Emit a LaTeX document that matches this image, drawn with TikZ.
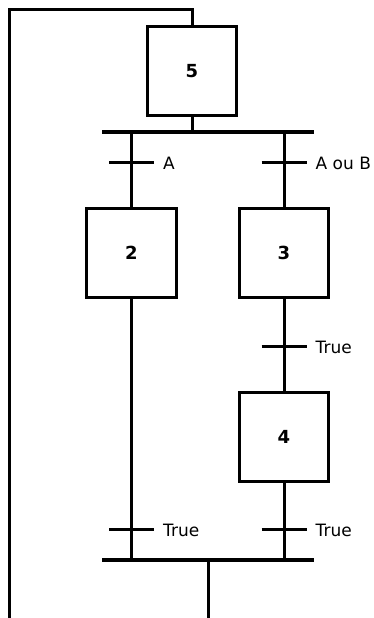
\documentclass[tikz,border=0pt]{standalone}
\usepackage{fontspec}
\setmainfont{DejaVu Sans}
\usetikzlibrary{calc}
\begin{document}
\begin{tikzpicture}[x=1pt,y=-1pt,
  stepbox/.style={draw,line width=3pt,minimum width=89.5pt,minimum height=89pt,inner sep=0pt,font=\fontsize{18}{21}\selectfont\bfseries},
  bar/.style={fill=black,draw=none,minimum width=212pt,minimum height=4pt,inner sep=0pt},
  link/.style={line width=3pt},
  tick/.style={line width=3pt},
  lab/.style={anchor=west,inner sep=0pt,font=\fontsize{17}{20}\selectfont}]
\useasboundingbox (0,0) rectangle (374,618);
\node[stepbox] (s5) at (192,71) {5};
\node[bar] (bar1) at (208,132) {};
\node[stepbox] (s2) at (131.5,253) {2};
\node[stepbox] (s3) at (284,253) {3};
\node[stepbox] (s4) at (284,437) {4};
\node[bar] (bar2) at (208,560) {};
\coordinate (tl) at (9.5,10);
\coordinate (bl) at (9.5,618);
\coordinate (bo) at (208,618);
\coordinate (t1) at (131.5,162);
\coordinate (t2) at (284,162);
\coordinate (t3) at (284,346);
\coordinate (t4) at (131.5,529);
\coordinate (t5) at (284,529);
% loop back
\draw[link] (bl) -- (tl) -| (s5.north);
\draw[link] (s5.south) -- (s5.south |- bar1.north);
\draw[link] (bar2.south) -- (bo);
% branches
\draw[link] (s2 |- bar1.south) -- (s2.north);
\draw[link] (s3 |- bar1.south) -- (s3.north);
\draw[link] (s3.south) -- (s4.north);
\draw[link] (s2.south) -- (s2 |- bar2.north);
\draw[link] (s4.south) -- (s4 |- bar2.north);
% transitions
\foreach \t/\l in {t1/A,t2/A ou B,t3/True,t4/True,t5/True}{
  \draw[tick] ($(\t)+(-22.5,0)$) -- ($(\t)+(22.5,0)$);
  \node[lab] at ($(\t)+(31.5,1)$) {\l};
}
\end{tikzpicture}
\end{document}
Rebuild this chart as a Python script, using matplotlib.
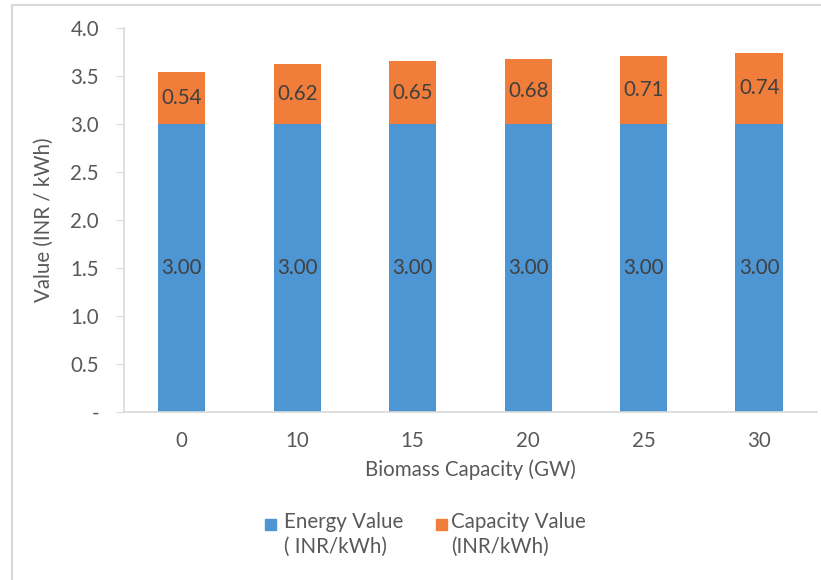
import numpy as np
import matplotlib.pyplot as plt
from matplotlib.patches import Rectangle

# biomass capacity scenarios and value components (INR/kWh)
capacity = ['0', '10', '15', '20', '25', '30']
energy_value = [3.00, 3.00, 3.00, 3.00, 3.00, 3.00]
capacity_value = [0.54, 0.62, 0.65, 0.68, 0.71, 0.74]

yticks = [0, 0.5, 1.0, 1.5, 2.0, 2.5, 3.0, 3.5, 4.0]
ytick_labels = ['-', '0.5', '1.0', '1.5', '2.0', '2.5', '3.0', '3.5', '4.0']
legend_labels = ['Energy Value\n( INR/kWh)', 'Capacity Value\n(INR/kWh)']

blue = '#4E96D3'
orange = '#F07D3A'
grey_text = '#595959'
dark_text = '#404040'
fs = 14.8

plt.rcParams['font.family'] = ['Lato', 'DejaVu Sans']

W, H = 821, 580
fig = plt.figure(figsize=(W / 100, H / 100), dpi=100)
# light frame around the chart area
fig.patches.append(Rectangle((12 / W, -0.05), 1.0, 1.05 - 5 / H, transform=fig.transFigure,
                             fill=False, edgecolor='#D9D9D9', linewidth=1.5))

ax = fig.add_axes([0.151, 0.290, 0.844, 0.662])
x = np.arange(len(capacity))
w = 0.41
ax.bar(x, energy_value, w, color=blue)
ax.bar(x, capacity_value, w, bottom=energy_value, color=orange)

for i in range(len(x)):
    ax.text(x[i], energy_value[i] / 2, '%.2f' % energy_value[i], ha='center', va='center',
            fontsize=fs, color=dark_text)
    ax.text(x[i], energy_value[i] + capacity_value[i] / 2, '%.2f' % capacity_value[i],
            ha='center', va='center', fontsize=fs, color=dark_text)

ax.set_xlim(-0.5, len(x) - 0.5)
ax.set_ylim(0, 4.0)
ax.set_yticks(yticks)
ax.set_yticklabels(ytick_labels)
ax.set_xticks(x)
ax.set_xticklabels(capacity)

for s in ['top', 'right']:
    ax.spines[s].set_visible(False)
for s in ['left', 'bottom']:
    ax.spines[s].set_color('#D9D9D9')
    ax.spines[s].set_linewidth(1.2)
ax.tick_params(axis='y', length=6, color='#D9D9D9', labelsize=fs, labelcolor=grey_text, pad=12)
ax.tick_params(axis='x', length=0, labelsize=fs, labelcolor=grey_text, pad=14)

ax.set_xlabel('Biomass Capacity (GW)', fontsize=fs, color=grey_text, labelpad=6)
ax.set_ylabel('Value (INR / kWh)', fontsize=fs, color=grey_text, labelpad=12)

# legend below the axis: square marker beside the first line of a two-line label
for sx, tx, col, lab in [(265, 284, blue, legend_labels[0]), (436, 451, orange, legend_labels[1])]:
    fig.patches.append(Rectangle((sx / W, 1 - 530 / H), 11 / W, 11 / H, transform=fig.transFigure,
                                 color=col))
    fig.text(tx / W, 1 - 512 / H, lab, ha='left', va='top', fontsize=fs, color=grey_text,
             linespacing=1.3)

fig.savefig('out.png', dpi=100)
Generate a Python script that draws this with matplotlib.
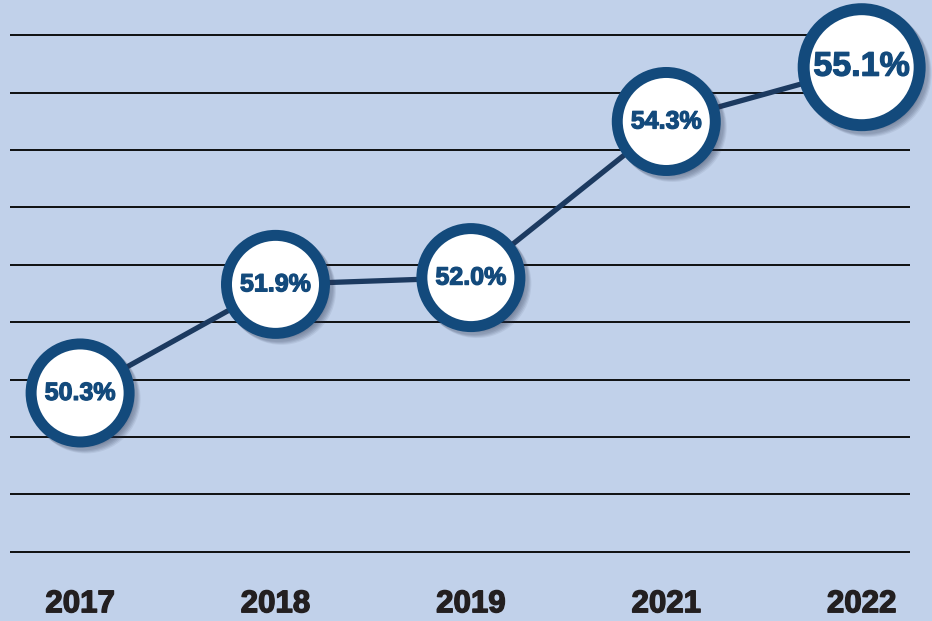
import numpy as np
import matplotlib.pyplot as plt
import matplotlib.transforms as mtransforms
import matplotlib.patheffects as pe

years = ['2017', '2018', '2019', '2021', '2022']
values = [50.3, 51.9, 52.0, 54.3, 55.1]
labels = ['50.3%', '51.9%', '52.0%', '54.3%', '55.1%']

bg = '#c1d1ea'
ring = '#134a7c'
line_col = '#1c3a60'

fig = plt.figure(figsize=(9.32, 6.21), dpi=100)
fig.patch.set_facecolor(bg)
ax = fig.add_axes([0, 0, 1, 1])
ax.set_facecolor(bg)
ax.set_xlim(-0.41, 4.36)
ax.set_ylim(46.94, 56.09)
ax.axis('off')

# horizontal rules
grid = np.linspace(55.57, 47.96, 10)
ax.hlines(grid, -0.358, 4.245, color='black', lw=1.3, zorder=1)

x = np.arange(len(years))
ax.plot(x, values, color=line_col, lw=3.8, zorder=2, solid_capstyle='butt')

sizes = [4980, 4980, 4980, 4980, 6975]
widths = [7.9, 7.9, 7.9, 7.9, 8.6]

# soft drop shadow, a few layers shifted down-right
for k, a in [(3, 0.10), (4, 0.10), (5, 0.10), (6, 0.08)]:
    tr = mtransforms.offset_copy(ax.transData, fig=fig, x=k, y=-k, units='dots')
    ax.scatter(x, values, s=sizes, facecolor='#2a3550', edgecolor='#2a3550',
               linewidths=widths, alpha=a, transform=tr, zorder=3)

ax.scatter(x, values, s=sizes, facecolor='white', edgecolor=ring,
           linewidths=widths, zorder=4)

for i, (v, lab) in enumerate(zip(values, labels)):
    fs = 24.5 if i == len(values) - 1 else 18
    ax.text(i, v, lab, ha='center', va='center', fontsize=fs, color=ring,
            fontweight='bold', family='Liberation Sans', zorder=5,
            path_effects=[pe.withStroke(linewidth=0.9, foreground=ring)])

tb = mtransforms.blended_transform_factory(ax.transData, ax.transAxes)
for i, yr in enumerate(years):
    ax.text(i, 0.027, yr, transform=tb, ha='center', va='center', fontsize=22.5,
            fontweight='bold', color='#231f20', family='Liberation Sans',
            path_effects=[pe.withStroke(linewidth=1.0, foreground='#231f20')])

fig.savefig('out.png', dpi=100, facecolor=bg)
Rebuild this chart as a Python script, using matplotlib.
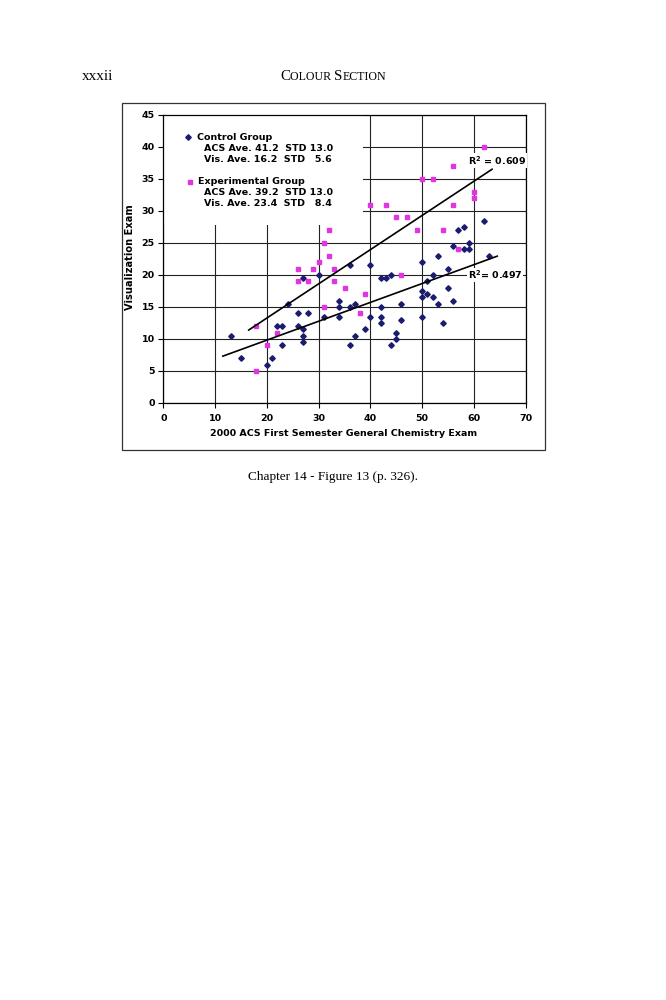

* * *

Each line of the data should be quoted exactly, with pictures left out.

Emit a LaTeX document that matches this image, drawn with TikZ.
\documentclass[tikz,border=0pt]{standalone}
\usepackage{fontspec}
\setmainfont{DejaVu Sans}
\usetikzlibrary{calc}
\begin{document}
\begin{tikzpicture}[x=1pt,y=-1pt,
  stepbox/.style={draw,line width=3pt,minimum width=89.5pt,minimum height=89pt,inner sep=0pt,font=\fontsize{18}{21}\selectfont\bfseries},
  bar/.style={fill=black,draw=none,minimum width=212pt,minimum height=4pt,inner sep=0pt},
  link/.style={line width=3pt},
  tick/.style={line width=3pt},
  lab/.style={anchor=west,inner sep=0pt,font=\fontsize{17}{20}\selectfont}]
\useasboundingbox (0,0) rectangle (374,618);
\node[stepbox] (s5) at (192,71) {5};
\node[bar] (bar1) at (208,132) {};
\node[stepbox] (s2) at (131.5,253) {2};
\node[stepbox] (s3) at (284,253) {3};
\node[stepbox] (s4) at (284,437) {4};
\node[bar] (bar2) at (208,560) {};
\coordinate (tl) at (9.5,10);
\coordinate (bl) at (9.5,618);
\coordinate (bo) at (208,618);
\coordinate (t1) at (131.5,162);
\coordinate (t2) at (284,162);
\coordinate (t3) at (284,346);
\coordinate (t4) at (131.5,529);
\coordinate (t5) at (284,529);
% loop back
\draw[link] (bl) -- (tl) -| (s5.north);
\draw[link] (s5.south) -- (s5.south |- bar1.north);
\draw[link] (bar2.south) -- (bo);
% branches
\draw[link] (s2 |- bar1.south) -- (s2.north);
\draw[link] (s3 |- bar1.south) -- (s3.north);
\draw[link] (s3.south) -- (s4.north);
\draw[link] (s2.south) -- (s2 |- bar2.north);
\draw[link] (s4.south) -- (s4 |- bar2.north);
% transitions
\foreach \t/\l in {t1/A,t2/A ou B,t3/True,t4/True,t5/True}{
  \draw[tick] ($(\t)+(-22.5,0)$) -- ($(\t)+(22.5,0)$);
  \node[lab] at ($(\t)+(31.5,1)$) {\l};
}
\end{tikzpicture}
\end{document}
Rebuild this chart as a Python script, using matplotlib.
import numpy as np
import matplotlib.pyplot as plt
from matplotlib.patches import Rectangle

# biomass capacity scenarios and value components (INR/kWh)
capacity = ['0', '10', '15', '20', '25', '30']
energy_value = [3.00, 3.00, 3.00, 3.00, 3.00, 3.00]
capacity_value = [0.54, 0.62, 0.65, 0.68, 0.71, 0.74]

yticks = [0, 0.5, 1.0, 1.5, 2.0, 2.5, 3.0, 3.5, 4.0]
ytick_labels = ['-', '0.5', '1.0', '1.5', '2.0', '2.5', '3.0', '3.5', '4.0']
legend_labels = ['Energy Value\n( INR/kWh)', 'Capacity Value\n(INR/kWh)']

blue = '#4E96D3'
orange = '#F07D3A'
grey_text = '#595959'
dark_text = '#404040'
fs = 14.8

plt.rcParams['font.family'] = ['Lato', 'DejaVu Sans']

W, H = 821, 580
fig = plt.figure(figsize=(W / 100, H / 100), dpi=100)
# light frame around the chart area
fig.patches.append(Rectangle((12 / W, -0.05), 1.0, 1.05 - 5 / H, transform=fig.transFigure,
                             fill=False, edgecolor='#D9D9D9', linewidth=1.5))

ax = fig.add_axes([0.151, 0.290, 0.844, 0.662])
x = np.arange(len(capacity))
w = 0.41
ax.bar(x, energy_value, w, color=blue)
ax.bar(x, capacity_value, w, bottom=energy_value, color=orange)

for i in range(len(x)):
    ax.text(x[i], energy_value[i] / 2, '%.2f' % energy_value[i], ha='center', va='center',
            fontsize=fs, color=dark_text)
    ax.text(x[i], energy_value[i] + capacity_value[i] / 2, '%.2f' % capacity_value[i],
            ha='center', va='center', fontsize=fs, color=dark_text)

ax.set_xlim(-0.5, len(x) - 0.5)
ax.set_ylim(0, 4.0)
ax.set_yticks(yticks)
ax.set_yticklabels(ytick_labels)
ax.set_xticks(x)
ax.set_xticklabels(capacity)

for s in ['top', 'right']:
    ax.spines[s].set_visible(False)
for s in ['left', 'bottom']:
    ax.spines[s].set_color('#D9D9D9')
    ax.spines[s].set_linewidth(1.2)
ax.tick_params(axis='y', length=6, color='#D9D9D9', labelsize=fs, labelcolor=grey_text, pad=12)
ax.tick_params(axis='x', length=0, labelsize=fs, labelcolor=grey_text, pad=14)

ax.set_xlabel('Biomass Capacity (GW)', fontsize=fs, color=grey_text, labelpad=6)
ax.set_ylabel('Value (INR / kWh)', fontsize=fs, color=grey_text, labelpad=12)

# legend below the axis: square marker beside the first line of a two-line label
for sx, tx, col, lab in [(265, 284, blue, legend_labels[0]), (436, 451, orange, legend_labels[1])]:
    fig.patches.append(Rectangle((sx / W, 1 - 530 / H), 11 / W, 11 / H, transform=fig.transFigure,
                                 color=col))
    fig.text(tx / W, 1 - 512 / H, lab, ha='left', va='top', fontsize=fs, color=grey_text,
             linespacing=1.3)

fig.savefig('out.png', dpi=100)
Generate a Python script that draws this with matplotlib.
import numpy as np
import matplotlib.pyplot as plt
import matplotlib.transforms as mtransforms
import matplotlib.patheffects as pe

years = ['2017', '2018', '2019', '2021', '2022']
values = [50.3, 51.9, 52.0, 54.3, 55.1]
labels = ['50.3%', '51.9%', '52.0%', '54.3%', '55.1%']

bg = '#c1d1ea'
ring = '#134a7c'
line_col = '#1c3a60'

fig = plt.figure(figsize=(9.32, 6.21), dpi=100)
fig.patch.set_facecolor(bg)
ax = fig.add_axes([0, 0, 1, 1])
ax.set_facecolor(bg)
ax.set_xlim(-0.41, 4.36)
ax.set_ylim(46.94, 56.09)
ax.axis('off')

# horizontal rules
grid = np.linspace(55.57, 47.96, 10)
ax.hlines(grid, -0.358, 4.245, color='black', lw=1.3, zorder=1)

x = np.arange(len(years))
ax.plot(x, values, color=line_col, lw=3.8, zorder=2, solid_capstyle='butt')

sizes = [4980, 4980, 4980, 4980, 6975]
widths = [7.9, 7.9, 7.9, 7.9, 8.6]

# soft drop shadow, a few layers shifted down-right
for k, a in [(3, 0.10), (4, 0.10), (5, 0.10), (6, 0.08)]:
    tr = mtransforms.offset_copy(ax.transData, fig=fig, x=k, y=-k, units='dots')
    ax.scatter(x, values, s=sizes, facecolor='#2a3550', edgecolor='#2a3550',
               linewidths=widths, alpha=a, transform=tr, zorder=3)

ax.scatter(x, values, s=sizes, facecolor='white', edgecolor=ring,
           linewidths=widths, zorder=4)

for i, (v, lab) in enumerate(zip(values, labels)):
    fs = 24.5 if i == len(values) - 1 else 18
    ax.text(i, v, lab, ha='center', va='center', fontsize=fs, color=ring,
            fontweight='bold', family='Liberation Sans', zorder=5,
            path_effects=[pe.withStroke(linewidth=0.9, foreground=ring)])

tb = mtransforms.blended_transform_factory(ax.transData, ax.transAxes)
for i, yr in enumerate(years):
    ax.text(i, 0.027, yr, transform=tb, ha='center', va='center', fontsize=22.5,
            fontweight='bold', color='#231f20', family='Liberation Sans',
            path_effects=[pe.withStroke(linewidth=1.0, foreground='#231f20')])

fig.savefig('out.png', dpi=100, facecolor=bg)
Rebuild this chart as a Python script, using matplotlib.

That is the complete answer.